• [Exercise]
How many of these lines hold the string "this"? Answer with the number only.
── Data shown
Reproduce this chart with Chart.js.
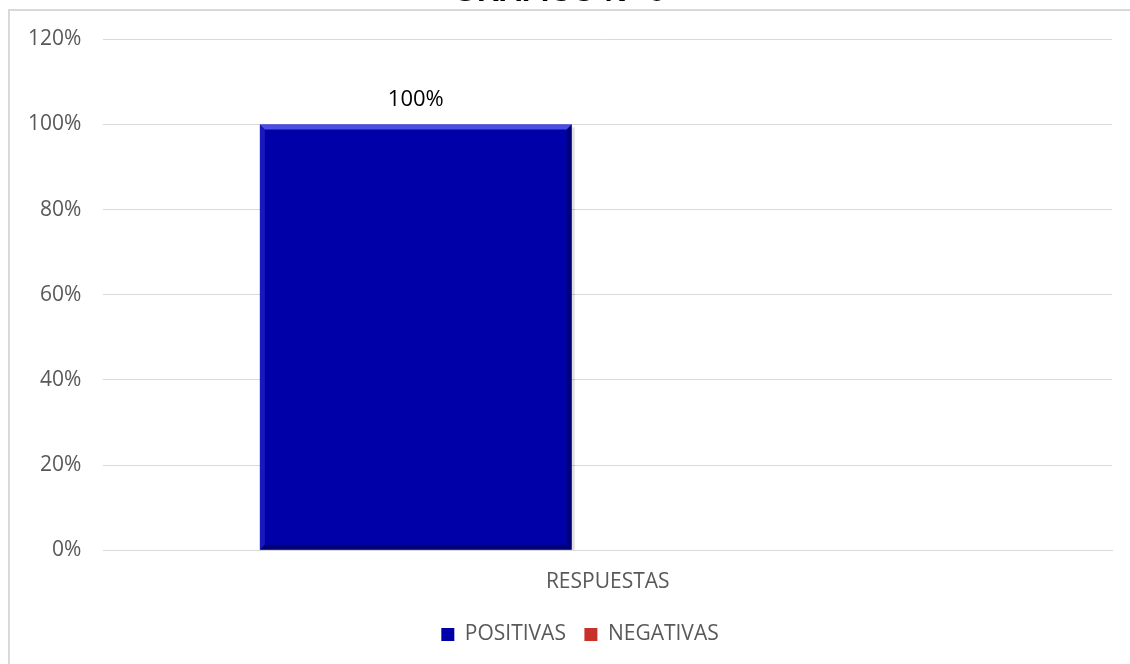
<!DOCTYPE html>
<html>
<head>
<meta charset="utf-8">
<script src="https://cdn.jsdelivr.net/npm/chart.js@4/dist/chart.umd.min.js"></script>
<style>
  html, body { margin: 0; padding: 0; background: #fff; overflow: hidden; }
  #wrap { position: relative; width: 1130px; height: 664px; overflow: hidden; }
  #frame { position: absolute; left: 8px; top: 9px; width: 1200px; height: 700px;
           border-left: 2px solid #d9d9d9; border-top: 2px solid #d9d9d9; box-sizing: border-box; }
  #box { position: absolute; left: 0; top: -26px; width: 1152px; height: 692px; }
</style>
</head>
<body>
<div id="wrap">
  <div id="frame"></div>
  <div id="box"><canvas id="myChart"></canvas></div>
</div>
<script>
// Chart data
const chartTitle = 'GRÁFICO N° 6';
const categories = ['RESPUESTAS'];
const seriesNames = ['POSITIVAS', 'NEGATIVAS'];
const positivas = [1.00];
const negativas = [0];
const yTicks = [0, 0.2, 0.4, 0.6, 0.8, 1.0, 1.2];

const font = '"Open Sans", "Noto Sans", sans-serif';
const pct = v => Math.round(v * 100) + '%';

// value labels above bars (no datalabels plugin offline)
const valueLabels = {
    id: 'valueLabels',
    afterDatasetsDraw(chart) {
        const ctx = chart.ctx;
        ctx.save();
        ctx.font = '22px ' + font;
        ctx.fillStyle = '#000';
        ctx.textAlign = 'center';
        ctx.textBaseline = 'alphabetic';
        chart.data.datasets.forEach((ds, i) => {
            chart.getDatasetMeta(i).data.forEach((bar, j) => {
                const v = ds.data[j];
                if (!v) return;
                ctx.fillText(pct(v), bar.x, bar.y - 18);
            });
        });
        ctx.restore();
    }
};

// nudge the legend a bit to the right, like the original
const legendShift = {
    id: 'legendShift',
    afterLayout(chart) {
        if (!chart.legend) return;
        chart.legend.left += 21;
        chart.legend.right += 21;
    }
};

// simple bevel look like the office chart
const bevel = {
    id: 'bevel',
    afterDatasetsDraw(chart) {
        const ctx = chart.ctx;
        chart.data.datasets.forEach((ds, i) => {
            chart.getDatasetMeta(i).data.forEach(bar => {
                const h = bar.base - bar.y;
                if (h <= 0) return;
                const l = bar.x - bar.width / 2, r = bar.x + bar.width / 2;
                const t = bar.y, b = bar.base, d = 5;
                ctx.save();
                // top highlight
                ctx.fillStyle = 'rgba(90,90,240,0.85)';
                ctx.beginPath();
                ctx.moveTo(l, t); ctx.lineTo(r, t); ctx.lineTo(r - d, t + d); ctx.lineTo(l + d, t + d);
                ctx.closePath(); ctx.fill();
                // left edge
                ctx.fillStyle = 'rgba(40,40,200,0.6)';
                ctx.beginPath();
                ctx.moveTo(l, t); ctx.lineTo(l + d, t + d); ctx.lineTo(l + d, b - d); ctx.lineTo(l, b);
                ctx.closePath(); ctx.fill();
                // right edge
                ctx.fillStyle = 'rgba(0,0,90,0.6)';
                ctx.beginPath();
                ctx.moveTo(r, t); ctx.lineTo(r - d, t + d); ctx.lineTo(r - d, b - d); ctx.lineTo(r, b);
                ctx.closePath(); ctx.fill();
                // bottom edge
                ctx.fillStyle = 'rgba(0,0,70,0.5)';
                ctx.beginPath();
                ctx.moveTo(l, b); ctx.lineTo(l + d, b - d); ctx.lineTo(r - d, b - d); ctx.lineTo(r, b);
                ctx.closePath(); ctx.fill();
                // soft shadow on the right
                ctx.fillStyle = 'rgba(0,0,0,0.12)';
                ctx.fillRect(r, t + 3, 3, h - 3);
                ctx.restore();
            });
        });
    }
};

function drawChart() {
    const ctx = document.getElementById('myChart').getContext('2d');

    new Chart(ctx, {
        type: 'bar',
        data: {
            labels: categories,
            datasets: [
                { label: seriesNames[0], data: positivas, backgroundColor: '#0000a8' },
                { label: seriesNames[1], data: negativas, backgroundColor: '#c8302a' }
            ]
        },
        options: {
            responsive: true,
            maintainAspectRatio: false,
            animation: false,
            layout: { padding: { left: 6, right: 40, top: 0, bottom: 11 } },
            datasets: {
                bar: { categoryPercentage: 0.761, barPercentage: 0.8125 }
            },
            scales: {
                x: {
                    grid: { display: false },
                    border: { color: '#d9d9d9', width: 1 },
                    ticks: { color: '#595959', font: { family: font, size: 21 }, padding: 11 }
                },
                y: {
                    min: 0,
                    max: 1.2,
                    afterBuildTicks: axis => { axis.ticks = yTicks.map(v => ({ value: v })); },
                    grid: { color: '#d9d9d9', lineWidth: 1, drawTicks: false },
                    border: { display: false },
                    ticks: {
                        color: '#595959',
                        font: { family: font, size: 21 },
                        padding: 22,
                        callback: v => pct(v)
                    }
                }
            },
            plugins: {
                title: {
                    display: true,
                    text: chartTitle,
                    color: '#000',
                    font: { family: '"Liberation Sans", Arial, sans-serif', size: 31, weight: 'bold' },
                    padding: { top: 0, bottom: 28 }
                },
                legend: {
                    position: 'bottom',
                    labels: {
                        color: '#595959',
                        font: { family: font, size: 21 },
                        boxWidth: 13,
                        boxHeight: 13,
                        padding: 18.5
                    }
                },
                tooltip: { enabled: false }
            }
        },
        plugins: [bevel, valueLabels, legendShift]
    });
}

drawChart();
</script>
</body>
</html>
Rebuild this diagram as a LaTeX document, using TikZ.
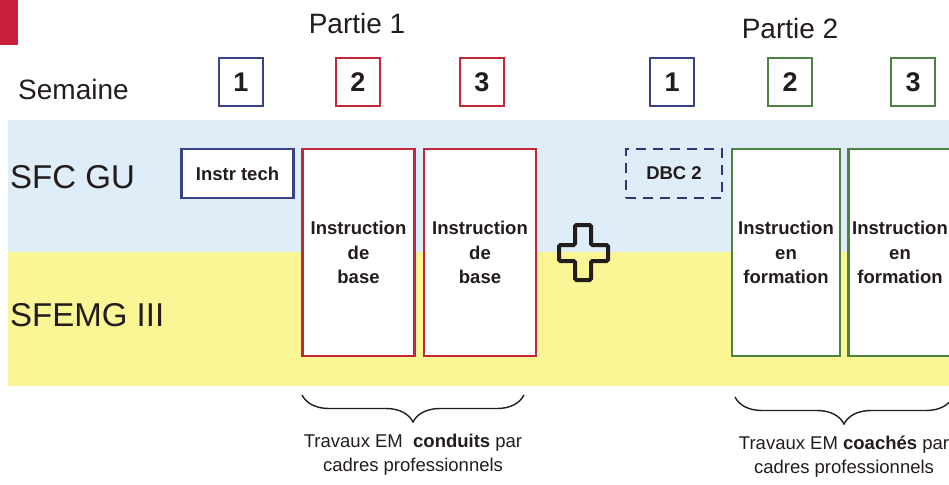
\documentclass[tikz,border=0pt]{standalone}
\usepackage{fontspec}
\setmainfont{Liberation Sans}
\usetikzlibrary{positioning}
\usetikzlibrary{decorations.pathreplacing}

\definecolor{bandblue}{RGB}{222,237,247}
\definecolor{bandyellow}{RGB}{250,246,150}
\definecolor{tabred}{RGB}{200,32,58}
\definecolor{techblue}{RGB}{58,66,140}
\definecolor{basered}{RGB}{196,40,56}
\definecolor{formgreen}{RGB}{76,130,66}
\definecolor{inkdark}{RGB}{35,28,28}

\tikzset{
    part/.style={text=inkdark, font=\fontsize{28}{30}\selectfont},
    rowlabel/.style={anchor=west, inner sep=0pt, text=inkdark, font=\fontsize{33}{36}\selectfont},
    week/.style={draw, line width=2.5pt, fill=white, minimum width=44pt, minimum height=48pt, inner sep=0pt,
        text=inkdark, font=\fontsize{27}{30}\selectfont\bfseries},
    smallbox/.style={draw, line width=2.5pt, minimum width=112pt, minimum height=49pt, inner sep=0pt,
        text=inkdark, font=\fontsize{18.5}{22}\selectfont\bfseries},
    course/.style={draw, line width=2.5pt, fill=white, minimum width=112pt, minimum height=207pt, inner sep=0pt,
        align=center, text=inkdark, font=\fontsize{18.5}{24.5}\selectfont\bfseries},
    bracket/.style={decorate, decoration={brace, mirror, amplitude=27pt, aspect=0.5}, line width=1.4pt, inkdark},
    note/.style={align=center, text=inkdark, font=\fontsize{18.5}{24}\selectfont}
}

\begin{document}
\begin{tikzpicture}[x=1pt,y=-1pt]
    \useasboundingbox (0,0) rectangle (949,484);
    \clip (0,0) rectangle (949,484);

    % bands
    \fill[bandblue] (8,120) rectangle (960,252);
    \fill[bandyellow] (8,252) rectangle (960,386);
    \fill[tabred] (0,0) rectangle (18,45);

    % headings
    \node[part] (part1) at (357,23) {Partie 1};
    \node[part] (part2) at (790,28) {Partie 2};
    \node[rowlabel, font=\fontsize{28}{30}\selectfont] (semaine) at (18,89) {Semaine};
    \node[rowlabel] (sfcgu) at (10,177) {SFC GU};
    \node[rowlabel] (sfemg) at (10,315) {SFEMG III};

    % weeks
    \node[week, draw=techblue] (w11) at (241,82) {1};
    \node[week, draw=basered] (w12) at (358,82) {2};
    \node[week, draw=basered] (w13) at (482,82) {3};
    \node[week, draw=techblue] (w21) at (672,82) {1};
    \node[week, draw=formgreen] (w22) at (790,82) {2};
    \node[week, draw=formgreen] (w23) at (913,82) {3};

    % partie 1
    \node[smallbox, draw=techblue, fill=white] (tech) at (237.5,173.5) {Instr tech};
    \node[course, draw=basered] (base1) at (358.5,252.5) {Instruction\\de\\base};
    \node[course, draw=basered, right=7pt of base1] (base2) {Instruction\\de\\base};

    % plus
    \draw[line width=4pt, inkdark, rounded corners=1.5pt]
        (575,225) -- (591,225) -- (591,245) -- (608,245) -- (608,261) -- (591,261)
        -- (591,280) -- (575,280) -- (575,261) -- (559,261) -- (559,245) -- (575,245) -- cycle;

    % partie 2
    \node[smallbox, draw=techblue!80!black, dashed, dash pattern=on 10pt off 7pt, minimum width=96pt] (dbc) at (674,173.5) {DBC 2};
    \node[course, draw=formgreen, minimum width=108pt] (form1) at (786,252.5) {Instruction\\en\\formation};
    \node[course, draw=formgreen, minimum width=103pt, right=6pt of form1] (form2) {Instruction\\en\\formation};

    % brackets
    \coordinate (b1l) at (302,395);
    \coordinate (b1r) at (524,395);
    \coordinate (b2l) at (735,397);
    \coordinate (b2r) at (953,397);
    \draw[bracket] (b1l) -- (b1r) node[midway, below=35pt, note] (note1) {Travaux EM \ \textbf{conduits} par\\cadres professionnels};
    \draw[bracket] (b2l) -- (b2r) node[midway, below=35pt, note] (note2) {Travaux EM \textbf{coachés} par\\cadres professionnels};
\end{tikzpicture}
\end{document}
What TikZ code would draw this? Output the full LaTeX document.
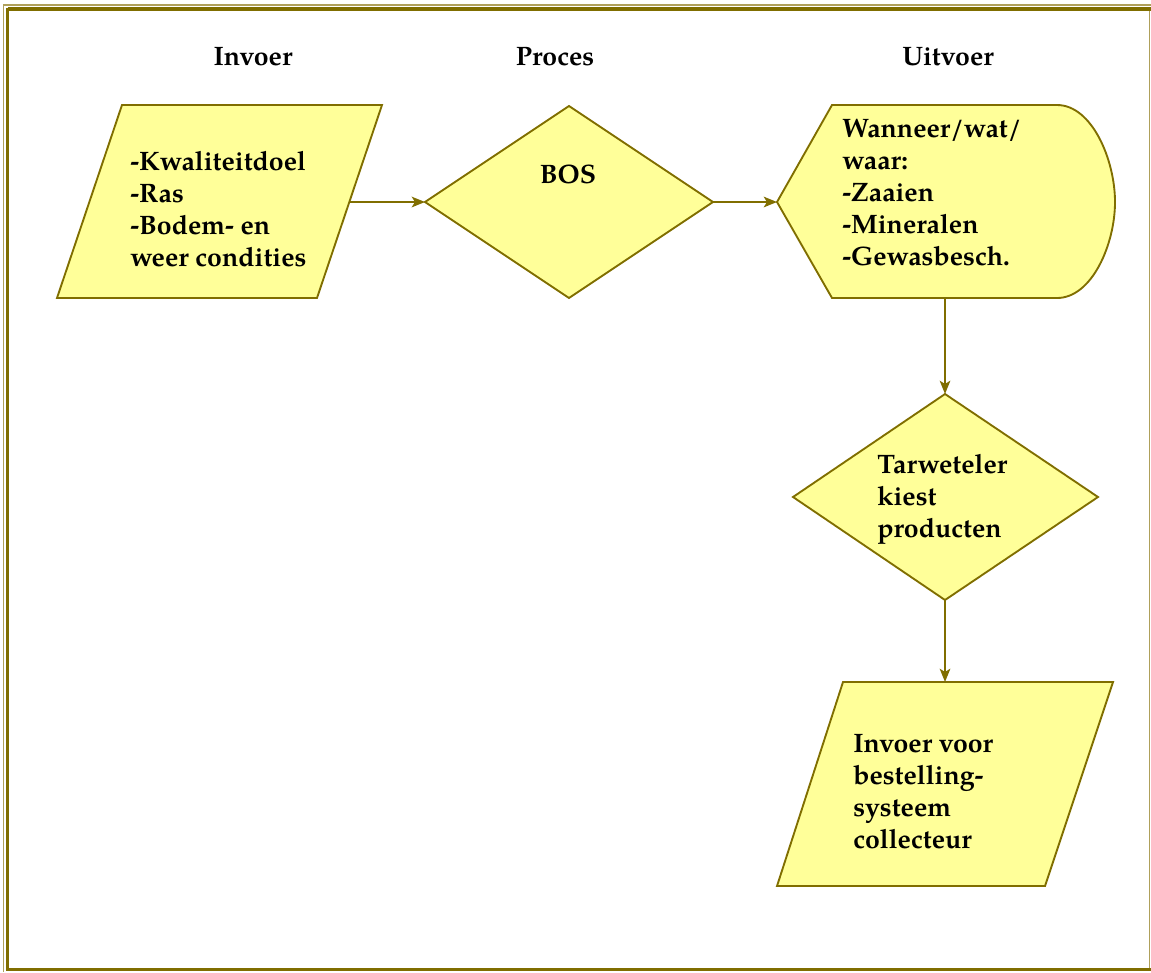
\documentclass[tikz,border=0pt]{standalone}
\usepackage{fontspec}
\setmainfont{TeX Gyre Pagella}
\usetikzlibrary{arrows.meta}
\definecolor{olv}{RGB}{128,110,0}
\definecolor{olvl}{RGB}{175,160,90}
\definecolor{yel}{RGB}{255,255,153}
\newcommand\mylines[1]{\vtop{\baselineskip=24pt\lineskiplimit=-50pt\halign{##\hfil\cr#1\crcr}}}
\begin{document}
\begin{tikzpicture}[x=0.75pt,y=-0.75pt,
  shp/.style={draw=olv,fill=yel,line width=1.4pt,line join=miter},
  lbl/.style={anchor=base west,inner sep=0pt,font=\fontsize{20}{24}\selectfont\bfseries},
  hdr/.style={anchor=base,inner sep=0pt,font=\fontsize{20}{24}\selectfont\bfseries},
  conn/.style={draw=olv,line width=1.4pt,-{Stealth[length=10pt,width=8pt,inset=2.5pt]}},
  thinfr/.style={draw=olvl,line width=1pt},
  thickfr/.style={draw=olv,line width=2.4pt}]
\useasboundingbox (0,0) rectangle (1151,972);
% frame
\draw[thinfr] (3,5) -- (1151,5);
\draw[thinfr] (3.5,5) -- (3.5,972);
\draw[thinfr] (1149.5,9) -- (1149.5,970);
\draw[thickfr] (7.5,9) -- (1151,9);
\draw[thickfr] (7.5,8) -- (7.5,971);
\draw[thickfr] (6.5,969.5) -- (1151,969.5);
% headers
\node[hdr] (hin) at (253,65) {Invoer};
\node[hdr] (hpr) at (555,65) {Proces};
\node[hdr] (hut) at (948,65) {Uitvoer};
% shapes
\draw[shp] (122,105) -- (382,105) -- (317,298) -- (57,298) -- cycle;
\draw[shp] (425,202) -- (569,106) -- (713,202) -- (569,298) -- cycle;
\draw[shp] (777,202) -- (832,105) -- (1057,105)
  .. controls (1092,105) and (1115,160) .. (1115,202)
  .. controls (1115,244) and (1092,298) .. (1057,298)
  -- (832,298) -- cycle;
\draw[shp] (945,394) -- (1098,497) -- (945,600) -- (793,497) -- cycle;
\draw[shp] (843,682) -- (1113,682) -- (1045,886) -- (777,886) -- cycle;
% connection points
\coordinate (p1e) at (349.3,202);
\coordinate (d1w) at (425,202);
\coordinate (d1e) at (713,202);
\coordinate (dsw) at (777,202);
\coordinate (dss) at (945,298);
\coordinate (d2n) at (945,394);
\coordinate (d2s) at (945,600);
\coordinate (p2n) at (945,682);
% texts
\node[lbl] (t1) at (130,170) {\mylines{-Kwaliteitdoel\cr -Ras\cr -Bodem- en\cr weer condities}};
\node[hdr] (t2) at (568,183) {BOS};
\node[lbl] (t3) at (842,137) {\mylines{Wanneer/wat/\cr waar:\cr -Zaaien\cr -Mineralen\cr -Gewasbesch.}};
\node[lbl] (t4) at (877,473) {\mylines{Tarweteler\cr kiest\cr producten}};
\node[lbl] (t5) at (853,752) {\mylines{Invoer voor\cr bestelling-\cr systeem\cr collecteur}};
% connectors
\draw[conn] (p1e) -- (d1w);
\draw[conn] (d1e) -- (dsw);
\draw[conn] (dss) -- (d2n);
\draw[conn] (d2s) -- (p2n);
\end{tikzpicture}
\end{document}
────
• [Answer below]
3